→ MATERIAL PROVIDED:
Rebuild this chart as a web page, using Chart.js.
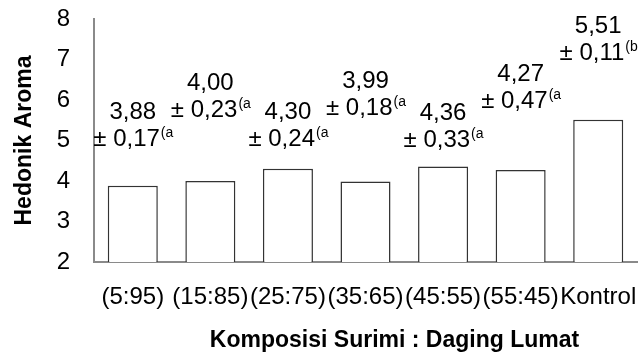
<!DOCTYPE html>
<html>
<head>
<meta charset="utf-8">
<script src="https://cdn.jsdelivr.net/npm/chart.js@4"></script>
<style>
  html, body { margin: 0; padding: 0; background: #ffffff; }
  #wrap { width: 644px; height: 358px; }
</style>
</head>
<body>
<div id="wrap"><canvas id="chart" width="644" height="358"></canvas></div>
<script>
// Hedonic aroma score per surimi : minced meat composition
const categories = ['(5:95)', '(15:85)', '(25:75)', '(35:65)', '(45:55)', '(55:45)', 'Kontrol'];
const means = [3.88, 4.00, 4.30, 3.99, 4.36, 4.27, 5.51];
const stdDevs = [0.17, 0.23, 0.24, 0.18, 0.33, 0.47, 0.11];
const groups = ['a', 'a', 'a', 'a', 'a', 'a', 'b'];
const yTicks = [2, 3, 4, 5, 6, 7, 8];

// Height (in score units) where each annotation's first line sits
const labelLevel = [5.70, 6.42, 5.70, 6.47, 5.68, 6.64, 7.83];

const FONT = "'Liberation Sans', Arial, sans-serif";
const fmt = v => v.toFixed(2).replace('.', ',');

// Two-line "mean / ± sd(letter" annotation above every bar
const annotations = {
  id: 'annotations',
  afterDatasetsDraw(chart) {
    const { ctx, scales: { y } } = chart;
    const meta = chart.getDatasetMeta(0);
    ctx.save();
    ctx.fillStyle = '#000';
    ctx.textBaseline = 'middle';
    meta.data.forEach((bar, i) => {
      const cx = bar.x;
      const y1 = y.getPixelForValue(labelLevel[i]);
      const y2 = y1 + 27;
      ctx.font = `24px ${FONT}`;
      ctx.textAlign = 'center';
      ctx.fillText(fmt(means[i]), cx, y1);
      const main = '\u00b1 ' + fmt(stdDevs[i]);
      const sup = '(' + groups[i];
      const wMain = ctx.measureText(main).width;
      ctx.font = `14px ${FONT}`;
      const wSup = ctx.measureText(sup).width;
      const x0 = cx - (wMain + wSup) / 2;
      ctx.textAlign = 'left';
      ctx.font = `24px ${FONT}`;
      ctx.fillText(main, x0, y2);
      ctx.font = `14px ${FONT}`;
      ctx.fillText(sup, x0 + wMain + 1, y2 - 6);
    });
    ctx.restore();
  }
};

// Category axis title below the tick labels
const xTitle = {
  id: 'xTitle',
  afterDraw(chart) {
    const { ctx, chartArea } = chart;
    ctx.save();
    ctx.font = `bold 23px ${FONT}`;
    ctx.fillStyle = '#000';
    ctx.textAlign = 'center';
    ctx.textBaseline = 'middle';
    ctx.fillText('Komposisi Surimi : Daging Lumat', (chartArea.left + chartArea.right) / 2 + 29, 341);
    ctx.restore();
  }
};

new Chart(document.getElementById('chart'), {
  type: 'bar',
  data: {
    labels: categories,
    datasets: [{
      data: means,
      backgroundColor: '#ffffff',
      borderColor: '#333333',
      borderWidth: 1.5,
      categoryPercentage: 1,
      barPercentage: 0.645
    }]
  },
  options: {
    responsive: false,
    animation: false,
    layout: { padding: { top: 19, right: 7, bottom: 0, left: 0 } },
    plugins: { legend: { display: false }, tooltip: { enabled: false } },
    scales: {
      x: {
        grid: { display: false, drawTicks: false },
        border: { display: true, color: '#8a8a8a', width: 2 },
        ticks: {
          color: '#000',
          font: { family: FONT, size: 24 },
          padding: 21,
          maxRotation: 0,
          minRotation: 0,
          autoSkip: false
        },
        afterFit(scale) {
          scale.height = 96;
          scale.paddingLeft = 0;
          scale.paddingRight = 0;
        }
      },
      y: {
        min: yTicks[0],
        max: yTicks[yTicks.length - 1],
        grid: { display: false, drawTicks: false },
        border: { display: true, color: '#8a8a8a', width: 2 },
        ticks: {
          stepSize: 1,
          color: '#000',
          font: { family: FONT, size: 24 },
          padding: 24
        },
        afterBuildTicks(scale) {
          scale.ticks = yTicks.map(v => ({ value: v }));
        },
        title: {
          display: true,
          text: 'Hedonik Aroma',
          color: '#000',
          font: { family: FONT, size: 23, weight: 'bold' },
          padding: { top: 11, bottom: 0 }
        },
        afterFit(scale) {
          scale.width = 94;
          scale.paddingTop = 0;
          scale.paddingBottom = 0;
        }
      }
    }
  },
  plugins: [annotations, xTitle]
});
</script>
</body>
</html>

→ TASK INSTRUCTIONS:
From the opening line of the listing above through the line bearing "const yTicks = [2, 3, 4, 5, 6, 7, 8];", repeat each line exactly. Drop every picture.

→ RESULT OF THE TASK:
Rebuild this chart as a web page, using Chart.js.
<!DOCTYPE html>
<html>
<head>
<meta charset="utf-8">
<script src="https://cdn.jsdelivr.net/npm/chart.js@4"></script>
<style>
  html, body { margin: 0; padding: 0; background: #ffffff; }
  #wrap { width: 644px; height: 358px; }
</style>
</head>
<body>
<div id="wrap"><canvas id="chart" width="644" height="358"></canvas></div>
<script>
// Hedonic aroma score per surimi : minced meat composition
const categories = ['(5:95)', '(15:85)', '(25:75)', '(35:65)', '(45:55)', '(55:45)', 'Kontrol'];
const means = [3.88, 4.00, 4.30, 3.99, 4.36, 4.27, 5.51];
const stdDevs = [0.17, 0.23, 0.24, 0.18, 0.33, 0.47, 0.11];
const groups = ['a', 'a', 'a', 'a', 'a', 'a', 'b'];
const yTicks = [2, 3, 4, 5, 6, 7, 8];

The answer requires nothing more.